Book 71 - Immanuel Kant "Critique Of Pure Reason"

Nov 26, 2015 22:39

Immanuel Kant "Critique Of Pure Reason" (Penguin Modern Classics)



To call Kant "dense" is an understatement on par with saying the same about the core of a neutron star. Kant's critiques are not easy going, but the bright side is that his description of the human condition, an attempt to restore science and knowledge in a world transformed by Newton and Hume, is worth the effort.

The Critique of Pure Reason is a watershed in Western philosophy, rightly likened to Kant's own description of a "Copernican revolution" in thought.
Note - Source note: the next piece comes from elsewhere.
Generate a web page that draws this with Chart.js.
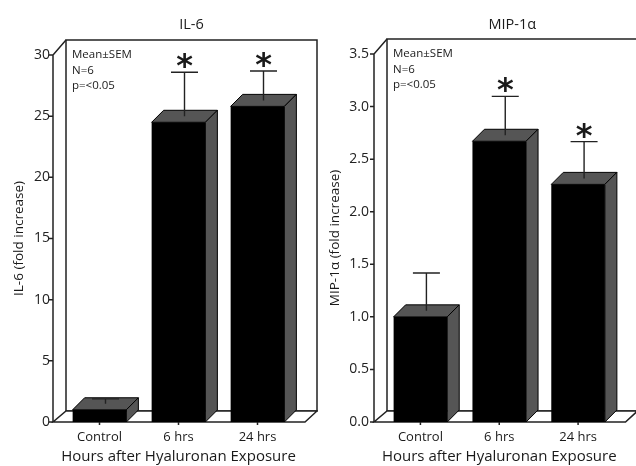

The book is Kant's groundwork for knowledge itself: the nature of space and time and logic as preconditions for knowledge, shared among all humans, at the cost of sacrificing metaphysics to the transcendental realm of the "unconditioned". In exchange, we restore free will, morality, and (for those so inclined) God to the world of human existence.

Kant is very much the "lawyer" and the detail-man, and his almost obsessive need to sort human nature into a concrete taxonomy is perhaps the weakest part of the work. Still, Kant's division into the phenomenal and the noumenal, the human and the unconditioned, remains foundational, and to understand Kant's argument here is to understand everything that comes after in the Continental tradition. Even if you disagree with Kant's conclusions, there is a wealth of thought to draw upon, from Kant's conception of human existence to his ideas on "things in themselves", morality, and freedom.

The Critiques are a chore, took a good half a year to read it through, occasionally leaving it for awhile before slogging through again, but the kind of chore that pays off dividends.